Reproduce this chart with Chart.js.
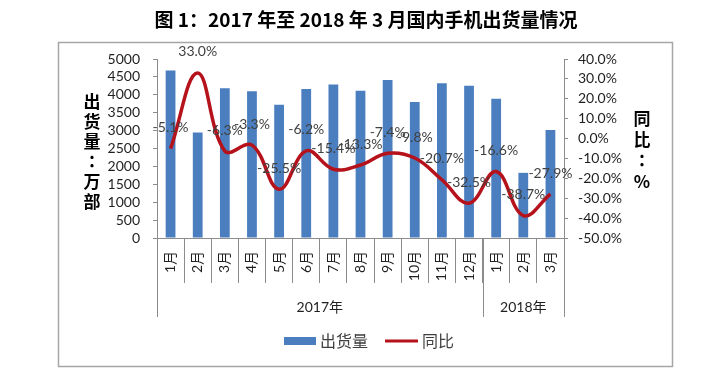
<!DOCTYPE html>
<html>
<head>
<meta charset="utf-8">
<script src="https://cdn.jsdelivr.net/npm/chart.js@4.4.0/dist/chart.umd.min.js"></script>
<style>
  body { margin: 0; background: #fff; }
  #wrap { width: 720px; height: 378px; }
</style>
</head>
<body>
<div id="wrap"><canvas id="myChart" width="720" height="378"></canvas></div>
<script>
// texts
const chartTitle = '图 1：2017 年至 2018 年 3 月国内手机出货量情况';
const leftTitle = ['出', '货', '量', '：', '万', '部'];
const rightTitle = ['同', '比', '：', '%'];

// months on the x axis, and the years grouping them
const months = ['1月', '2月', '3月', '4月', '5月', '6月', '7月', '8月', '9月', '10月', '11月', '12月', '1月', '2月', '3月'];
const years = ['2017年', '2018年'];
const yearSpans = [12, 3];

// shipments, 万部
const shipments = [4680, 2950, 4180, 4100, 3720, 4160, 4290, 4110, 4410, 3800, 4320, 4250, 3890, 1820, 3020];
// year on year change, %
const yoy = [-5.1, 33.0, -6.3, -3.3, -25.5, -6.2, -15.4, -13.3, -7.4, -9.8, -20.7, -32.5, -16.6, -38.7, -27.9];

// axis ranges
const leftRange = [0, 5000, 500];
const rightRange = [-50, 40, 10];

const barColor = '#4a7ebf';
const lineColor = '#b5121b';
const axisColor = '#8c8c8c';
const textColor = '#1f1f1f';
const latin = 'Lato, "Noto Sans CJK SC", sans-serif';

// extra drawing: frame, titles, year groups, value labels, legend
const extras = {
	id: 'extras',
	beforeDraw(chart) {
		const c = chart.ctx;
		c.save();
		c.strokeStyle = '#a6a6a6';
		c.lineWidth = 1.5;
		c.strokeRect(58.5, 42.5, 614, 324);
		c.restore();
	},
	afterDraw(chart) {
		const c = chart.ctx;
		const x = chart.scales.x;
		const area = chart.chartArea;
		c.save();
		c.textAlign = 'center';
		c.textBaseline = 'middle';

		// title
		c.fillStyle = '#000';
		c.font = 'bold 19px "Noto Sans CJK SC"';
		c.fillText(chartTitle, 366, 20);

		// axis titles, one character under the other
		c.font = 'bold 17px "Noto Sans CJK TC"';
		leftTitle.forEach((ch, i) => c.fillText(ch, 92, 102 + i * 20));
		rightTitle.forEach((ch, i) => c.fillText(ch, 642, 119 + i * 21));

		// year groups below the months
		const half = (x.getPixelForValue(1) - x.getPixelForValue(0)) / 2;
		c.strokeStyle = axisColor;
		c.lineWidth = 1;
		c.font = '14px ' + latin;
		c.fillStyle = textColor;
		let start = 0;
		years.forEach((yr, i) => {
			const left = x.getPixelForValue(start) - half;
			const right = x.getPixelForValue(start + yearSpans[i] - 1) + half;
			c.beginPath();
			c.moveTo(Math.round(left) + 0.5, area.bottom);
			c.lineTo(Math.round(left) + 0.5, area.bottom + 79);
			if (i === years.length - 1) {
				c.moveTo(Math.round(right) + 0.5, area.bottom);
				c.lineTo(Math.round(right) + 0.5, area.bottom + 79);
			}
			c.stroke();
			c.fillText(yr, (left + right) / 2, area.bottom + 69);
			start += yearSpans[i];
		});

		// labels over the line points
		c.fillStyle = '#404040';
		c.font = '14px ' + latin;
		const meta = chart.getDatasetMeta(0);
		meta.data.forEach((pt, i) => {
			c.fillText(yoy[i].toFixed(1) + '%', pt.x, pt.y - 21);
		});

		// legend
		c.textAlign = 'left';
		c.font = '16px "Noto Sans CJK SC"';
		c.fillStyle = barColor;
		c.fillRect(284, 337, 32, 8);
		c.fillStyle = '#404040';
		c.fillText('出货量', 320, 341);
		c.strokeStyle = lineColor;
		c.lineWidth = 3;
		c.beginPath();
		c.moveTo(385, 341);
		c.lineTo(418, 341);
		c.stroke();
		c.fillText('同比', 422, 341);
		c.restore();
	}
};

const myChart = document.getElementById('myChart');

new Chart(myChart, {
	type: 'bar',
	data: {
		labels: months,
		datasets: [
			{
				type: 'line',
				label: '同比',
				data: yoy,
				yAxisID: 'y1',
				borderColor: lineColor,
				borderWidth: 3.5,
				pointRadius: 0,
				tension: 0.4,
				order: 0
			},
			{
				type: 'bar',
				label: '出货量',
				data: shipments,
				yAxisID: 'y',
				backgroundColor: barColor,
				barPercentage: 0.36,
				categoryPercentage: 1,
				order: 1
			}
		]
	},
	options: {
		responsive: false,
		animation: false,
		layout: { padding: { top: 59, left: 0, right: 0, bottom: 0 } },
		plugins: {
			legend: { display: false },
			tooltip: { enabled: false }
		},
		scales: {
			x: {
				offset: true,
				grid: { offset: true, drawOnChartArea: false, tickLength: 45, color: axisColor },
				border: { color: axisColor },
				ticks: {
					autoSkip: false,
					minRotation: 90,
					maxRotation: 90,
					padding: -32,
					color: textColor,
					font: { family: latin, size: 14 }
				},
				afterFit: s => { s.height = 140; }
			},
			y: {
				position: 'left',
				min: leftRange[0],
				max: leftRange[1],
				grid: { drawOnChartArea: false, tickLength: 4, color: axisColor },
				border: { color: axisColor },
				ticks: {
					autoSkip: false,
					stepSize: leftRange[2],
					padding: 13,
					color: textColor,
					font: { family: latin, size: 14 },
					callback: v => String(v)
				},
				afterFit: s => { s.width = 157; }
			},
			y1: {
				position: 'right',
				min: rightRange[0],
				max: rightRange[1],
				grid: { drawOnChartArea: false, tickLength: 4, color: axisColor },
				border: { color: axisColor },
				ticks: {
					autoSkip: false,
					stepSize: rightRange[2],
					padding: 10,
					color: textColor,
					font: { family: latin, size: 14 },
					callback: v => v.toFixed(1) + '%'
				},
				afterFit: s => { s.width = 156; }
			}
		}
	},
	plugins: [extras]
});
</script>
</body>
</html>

============================================================

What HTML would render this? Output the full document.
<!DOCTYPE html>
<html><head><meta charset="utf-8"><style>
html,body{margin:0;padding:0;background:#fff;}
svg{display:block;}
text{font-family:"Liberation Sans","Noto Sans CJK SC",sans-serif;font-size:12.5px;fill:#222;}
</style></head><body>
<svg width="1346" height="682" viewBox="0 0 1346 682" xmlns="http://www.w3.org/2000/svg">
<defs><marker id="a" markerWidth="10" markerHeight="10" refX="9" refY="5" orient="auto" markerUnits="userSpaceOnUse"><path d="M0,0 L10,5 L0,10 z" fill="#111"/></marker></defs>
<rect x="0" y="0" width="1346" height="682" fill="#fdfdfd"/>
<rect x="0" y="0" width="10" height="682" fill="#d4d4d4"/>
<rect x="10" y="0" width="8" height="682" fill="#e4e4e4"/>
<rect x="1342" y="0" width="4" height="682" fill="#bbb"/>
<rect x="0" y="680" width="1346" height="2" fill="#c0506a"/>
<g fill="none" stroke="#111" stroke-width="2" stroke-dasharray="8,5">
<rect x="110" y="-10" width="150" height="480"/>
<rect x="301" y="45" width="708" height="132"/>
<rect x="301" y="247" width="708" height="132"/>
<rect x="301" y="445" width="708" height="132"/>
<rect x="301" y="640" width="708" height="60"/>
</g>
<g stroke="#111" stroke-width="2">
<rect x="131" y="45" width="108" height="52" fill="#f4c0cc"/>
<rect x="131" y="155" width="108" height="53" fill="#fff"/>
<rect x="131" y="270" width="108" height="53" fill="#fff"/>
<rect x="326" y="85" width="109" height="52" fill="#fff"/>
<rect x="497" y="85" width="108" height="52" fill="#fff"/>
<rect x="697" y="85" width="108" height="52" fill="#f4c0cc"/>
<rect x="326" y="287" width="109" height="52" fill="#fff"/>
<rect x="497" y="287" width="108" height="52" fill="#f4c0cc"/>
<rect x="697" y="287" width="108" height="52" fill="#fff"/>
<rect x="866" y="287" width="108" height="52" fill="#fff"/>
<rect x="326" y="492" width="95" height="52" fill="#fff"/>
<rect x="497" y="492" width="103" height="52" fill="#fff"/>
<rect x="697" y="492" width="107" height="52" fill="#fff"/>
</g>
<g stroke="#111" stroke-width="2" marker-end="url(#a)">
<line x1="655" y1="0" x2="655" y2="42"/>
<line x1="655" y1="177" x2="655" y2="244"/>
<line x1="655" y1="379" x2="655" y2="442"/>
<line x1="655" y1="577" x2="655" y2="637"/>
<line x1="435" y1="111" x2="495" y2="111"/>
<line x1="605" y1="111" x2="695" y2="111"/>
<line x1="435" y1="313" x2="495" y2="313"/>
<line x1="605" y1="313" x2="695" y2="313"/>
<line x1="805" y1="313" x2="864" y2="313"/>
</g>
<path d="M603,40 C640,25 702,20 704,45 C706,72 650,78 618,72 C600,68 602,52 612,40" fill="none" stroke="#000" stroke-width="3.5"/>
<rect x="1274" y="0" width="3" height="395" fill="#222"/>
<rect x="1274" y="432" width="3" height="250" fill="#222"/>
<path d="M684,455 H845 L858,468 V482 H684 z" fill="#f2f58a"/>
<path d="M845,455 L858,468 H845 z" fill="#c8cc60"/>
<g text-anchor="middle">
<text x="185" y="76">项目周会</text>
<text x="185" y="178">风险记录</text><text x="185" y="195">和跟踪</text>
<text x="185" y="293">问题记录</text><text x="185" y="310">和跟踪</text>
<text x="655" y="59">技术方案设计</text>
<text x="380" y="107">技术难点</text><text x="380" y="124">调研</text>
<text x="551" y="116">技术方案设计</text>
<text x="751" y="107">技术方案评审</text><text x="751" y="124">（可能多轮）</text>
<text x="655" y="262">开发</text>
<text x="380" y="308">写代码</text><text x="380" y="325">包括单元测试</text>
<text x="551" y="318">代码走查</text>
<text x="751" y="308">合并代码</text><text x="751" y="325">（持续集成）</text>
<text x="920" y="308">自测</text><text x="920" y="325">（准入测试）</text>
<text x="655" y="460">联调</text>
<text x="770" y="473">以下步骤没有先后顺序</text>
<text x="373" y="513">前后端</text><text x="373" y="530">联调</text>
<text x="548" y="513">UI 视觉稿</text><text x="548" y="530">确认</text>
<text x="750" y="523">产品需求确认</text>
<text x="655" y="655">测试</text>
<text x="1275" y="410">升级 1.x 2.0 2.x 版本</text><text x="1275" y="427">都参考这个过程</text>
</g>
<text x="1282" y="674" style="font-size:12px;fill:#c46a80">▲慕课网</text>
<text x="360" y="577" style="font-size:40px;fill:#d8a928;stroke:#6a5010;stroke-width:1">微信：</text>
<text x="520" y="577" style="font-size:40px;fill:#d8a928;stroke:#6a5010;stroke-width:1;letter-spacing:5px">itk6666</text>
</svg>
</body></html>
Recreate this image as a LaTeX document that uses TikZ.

============================================================

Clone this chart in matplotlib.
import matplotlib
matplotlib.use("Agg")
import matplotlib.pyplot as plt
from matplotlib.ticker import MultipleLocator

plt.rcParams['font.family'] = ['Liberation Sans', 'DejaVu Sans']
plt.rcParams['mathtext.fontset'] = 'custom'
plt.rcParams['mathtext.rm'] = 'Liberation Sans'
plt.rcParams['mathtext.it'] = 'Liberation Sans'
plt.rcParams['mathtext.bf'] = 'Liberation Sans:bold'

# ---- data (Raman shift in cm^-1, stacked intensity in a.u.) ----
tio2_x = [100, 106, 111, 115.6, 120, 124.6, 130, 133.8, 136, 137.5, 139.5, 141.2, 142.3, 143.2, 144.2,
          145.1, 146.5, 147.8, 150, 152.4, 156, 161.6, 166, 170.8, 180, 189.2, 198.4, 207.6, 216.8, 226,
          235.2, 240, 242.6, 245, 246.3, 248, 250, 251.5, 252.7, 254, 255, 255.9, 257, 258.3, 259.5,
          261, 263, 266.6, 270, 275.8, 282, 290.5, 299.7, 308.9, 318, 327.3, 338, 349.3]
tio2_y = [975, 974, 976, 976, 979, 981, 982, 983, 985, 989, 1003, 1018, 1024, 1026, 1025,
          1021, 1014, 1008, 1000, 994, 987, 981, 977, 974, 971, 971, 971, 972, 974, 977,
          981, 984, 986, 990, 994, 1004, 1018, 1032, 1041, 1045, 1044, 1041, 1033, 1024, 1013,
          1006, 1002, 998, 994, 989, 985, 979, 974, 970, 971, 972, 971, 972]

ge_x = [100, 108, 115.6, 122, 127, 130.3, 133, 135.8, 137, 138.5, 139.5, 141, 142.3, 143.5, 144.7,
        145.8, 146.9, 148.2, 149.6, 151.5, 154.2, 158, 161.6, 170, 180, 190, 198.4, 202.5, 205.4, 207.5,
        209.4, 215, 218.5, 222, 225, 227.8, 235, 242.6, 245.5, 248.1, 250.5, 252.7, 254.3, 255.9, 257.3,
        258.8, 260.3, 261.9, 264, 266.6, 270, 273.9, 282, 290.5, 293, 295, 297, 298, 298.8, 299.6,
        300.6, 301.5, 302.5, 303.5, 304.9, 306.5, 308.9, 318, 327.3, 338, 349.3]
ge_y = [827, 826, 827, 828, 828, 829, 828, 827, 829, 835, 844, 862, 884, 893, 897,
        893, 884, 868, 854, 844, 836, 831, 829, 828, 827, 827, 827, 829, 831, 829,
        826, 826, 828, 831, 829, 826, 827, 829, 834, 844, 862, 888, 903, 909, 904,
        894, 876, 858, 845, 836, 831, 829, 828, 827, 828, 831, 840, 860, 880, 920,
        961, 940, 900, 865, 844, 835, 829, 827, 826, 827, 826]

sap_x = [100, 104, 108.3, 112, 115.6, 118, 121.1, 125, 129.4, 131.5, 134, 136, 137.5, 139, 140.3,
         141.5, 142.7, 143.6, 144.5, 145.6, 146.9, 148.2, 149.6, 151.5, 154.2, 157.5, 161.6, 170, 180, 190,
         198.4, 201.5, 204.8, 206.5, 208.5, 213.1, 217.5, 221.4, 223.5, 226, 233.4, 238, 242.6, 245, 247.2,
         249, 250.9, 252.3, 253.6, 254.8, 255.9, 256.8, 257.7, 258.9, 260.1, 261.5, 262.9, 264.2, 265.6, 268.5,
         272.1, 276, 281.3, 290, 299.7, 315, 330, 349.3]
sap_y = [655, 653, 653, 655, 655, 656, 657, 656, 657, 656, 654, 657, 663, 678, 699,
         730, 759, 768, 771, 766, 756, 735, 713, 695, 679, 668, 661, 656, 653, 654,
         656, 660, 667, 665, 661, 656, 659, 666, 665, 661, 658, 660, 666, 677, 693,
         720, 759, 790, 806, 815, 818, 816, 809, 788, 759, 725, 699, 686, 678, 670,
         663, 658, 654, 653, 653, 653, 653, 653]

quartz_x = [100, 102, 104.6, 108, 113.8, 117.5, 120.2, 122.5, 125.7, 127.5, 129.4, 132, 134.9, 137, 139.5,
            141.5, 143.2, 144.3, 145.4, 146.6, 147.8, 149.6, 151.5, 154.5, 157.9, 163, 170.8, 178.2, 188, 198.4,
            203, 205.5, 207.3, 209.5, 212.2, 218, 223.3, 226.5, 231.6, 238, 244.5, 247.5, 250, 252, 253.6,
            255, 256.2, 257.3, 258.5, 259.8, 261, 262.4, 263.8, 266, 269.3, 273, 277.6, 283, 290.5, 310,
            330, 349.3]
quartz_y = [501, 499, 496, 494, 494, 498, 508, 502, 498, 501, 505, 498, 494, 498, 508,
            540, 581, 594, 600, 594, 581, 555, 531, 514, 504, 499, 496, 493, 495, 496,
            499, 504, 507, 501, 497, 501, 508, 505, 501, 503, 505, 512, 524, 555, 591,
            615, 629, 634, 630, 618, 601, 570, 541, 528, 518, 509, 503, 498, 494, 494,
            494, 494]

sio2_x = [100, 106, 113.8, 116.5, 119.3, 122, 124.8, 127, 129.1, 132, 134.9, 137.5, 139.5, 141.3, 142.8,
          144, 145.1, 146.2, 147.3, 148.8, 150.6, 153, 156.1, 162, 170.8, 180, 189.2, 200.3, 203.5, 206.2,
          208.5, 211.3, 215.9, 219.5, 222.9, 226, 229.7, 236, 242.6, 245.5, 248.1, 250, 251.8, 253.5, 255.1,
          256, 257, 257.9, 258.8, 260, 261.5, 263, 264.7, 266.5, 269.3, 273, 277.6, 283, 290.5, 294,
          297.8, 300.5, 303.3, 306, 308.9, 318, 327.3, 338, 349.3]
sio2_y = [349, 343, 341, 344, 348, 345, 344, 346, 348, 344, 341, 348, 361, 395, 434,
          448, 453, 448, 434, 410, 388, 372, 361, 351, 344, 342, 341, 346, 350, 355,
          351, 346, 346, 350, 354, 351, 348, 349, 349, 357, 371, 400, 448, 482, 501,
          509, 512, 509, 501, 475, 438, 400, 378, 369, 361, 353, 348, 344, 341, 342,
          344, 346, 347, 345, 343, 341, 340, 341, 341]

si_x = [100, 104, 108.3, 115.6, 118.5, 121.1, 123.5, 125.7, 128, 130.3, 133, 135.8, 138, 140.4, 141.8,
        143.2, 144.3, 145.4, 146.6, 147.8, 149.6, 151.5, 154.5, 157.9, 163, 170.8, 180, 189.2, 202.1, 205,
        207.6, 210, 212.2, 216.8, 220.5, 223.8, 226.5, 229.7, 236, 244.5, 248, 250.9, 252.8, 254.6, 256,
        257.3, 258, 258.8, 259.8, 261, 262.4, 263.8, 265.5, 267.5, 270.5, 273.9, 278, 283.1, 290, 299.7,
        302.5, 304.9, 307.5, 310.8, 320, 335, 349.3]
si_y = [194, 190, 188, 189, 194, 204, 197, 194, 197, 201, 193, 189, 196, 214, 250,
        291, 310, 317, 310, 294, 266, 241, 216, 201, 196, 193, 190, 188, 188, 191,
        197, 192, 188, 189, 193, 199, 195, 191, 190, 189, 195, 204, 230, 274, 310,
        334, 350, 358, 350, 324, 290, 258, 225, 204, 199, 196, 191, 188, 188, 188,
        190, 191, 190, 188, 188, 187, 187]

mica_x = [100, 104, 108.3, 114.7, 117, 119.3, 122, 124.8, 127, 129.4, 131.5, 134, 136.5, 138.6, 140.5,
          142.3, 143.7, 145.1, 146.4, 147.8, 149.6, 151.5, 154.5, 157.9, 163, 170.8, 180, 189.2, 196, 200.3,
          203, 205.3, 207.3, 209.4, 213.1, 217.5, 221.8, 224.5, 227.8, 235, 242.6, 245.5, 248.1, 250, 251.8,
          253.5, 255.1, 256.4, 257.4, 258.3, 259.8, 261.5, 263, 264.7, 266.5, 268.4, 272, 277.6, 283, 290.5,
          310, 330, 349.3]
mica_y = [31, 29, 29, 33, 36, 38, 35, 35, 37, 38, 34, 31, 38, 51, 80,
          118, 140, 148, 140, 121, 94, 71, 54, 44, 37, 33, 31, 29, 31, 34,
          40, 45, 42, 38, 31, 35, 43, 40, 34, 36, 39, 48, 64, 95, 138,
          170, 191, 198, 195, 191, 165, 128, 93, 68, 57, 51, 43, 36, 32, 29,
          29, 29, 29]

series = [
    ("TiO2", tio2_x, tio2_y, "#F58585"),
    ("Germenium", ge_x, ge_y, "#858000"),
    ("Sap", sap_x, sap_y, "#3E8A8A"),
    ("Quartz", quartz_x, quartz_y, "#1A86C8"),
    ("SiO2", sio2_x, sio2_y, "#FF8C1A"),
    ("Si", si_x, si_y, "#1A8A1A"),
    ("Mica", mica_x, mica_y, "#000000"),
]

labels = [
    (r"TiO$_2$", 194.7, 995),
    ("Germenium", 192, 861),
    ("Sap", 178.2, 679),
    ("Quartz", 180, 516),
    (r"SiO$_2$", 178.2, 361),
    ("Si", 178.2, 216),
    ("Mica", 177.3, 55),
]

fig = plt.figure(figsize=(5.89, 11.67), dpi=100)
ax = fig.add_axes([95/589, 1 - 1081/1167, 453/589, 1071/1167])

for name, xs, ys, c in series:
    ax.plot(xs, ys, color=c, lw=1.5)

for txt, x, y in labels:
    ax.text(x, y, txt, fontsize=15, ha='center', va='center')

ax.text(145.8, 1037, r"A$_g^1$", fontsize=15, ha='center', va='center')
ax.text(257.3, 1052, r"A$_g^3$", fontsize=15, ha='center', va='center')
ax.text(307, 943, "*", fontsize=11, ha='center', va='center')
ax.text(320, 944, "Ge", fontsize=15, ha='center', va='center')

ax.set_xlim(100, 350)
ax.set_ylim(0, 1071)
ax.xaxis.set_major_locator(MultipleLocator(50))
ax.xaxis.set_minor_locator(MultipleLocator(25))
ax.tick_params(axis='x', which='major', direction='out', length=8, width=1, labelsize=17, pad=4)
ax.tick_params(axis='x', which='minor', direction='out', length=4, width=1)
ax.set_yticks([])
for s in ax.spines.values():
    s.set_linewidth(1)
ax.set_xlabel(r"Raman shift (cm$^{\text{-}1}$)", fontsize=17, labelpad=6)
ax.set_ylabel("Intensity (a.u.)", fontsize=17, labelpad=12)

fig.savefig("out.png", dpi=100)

============================================================

Begin with the line that has "Clone this chart in matplotlib." in the listing above and end after the line that has "plt.rcParams['mathtext.bf'] = 'Liberation"; output those lines exactly.

Clone this chart in matplotlib.
import matplotlib
matplotlib.use("Agg")
import matplotlib.pyplot as plt
from matplotlib.ticker import MultipleLocator

plt.rcParams['font.family'] = ['Liberation Sans', 'DejaVu Sans']
plt.rcParams['mathtext.fontset'] = 'custom'
plt.rcParams['mathtext.rm'] = 'Liberation Sans'
plt.rcParams['mathtext.it'] = 'Liberation Sans'
plt.rcParams['mathtext.bf'] = 'Liberation Sans:bold'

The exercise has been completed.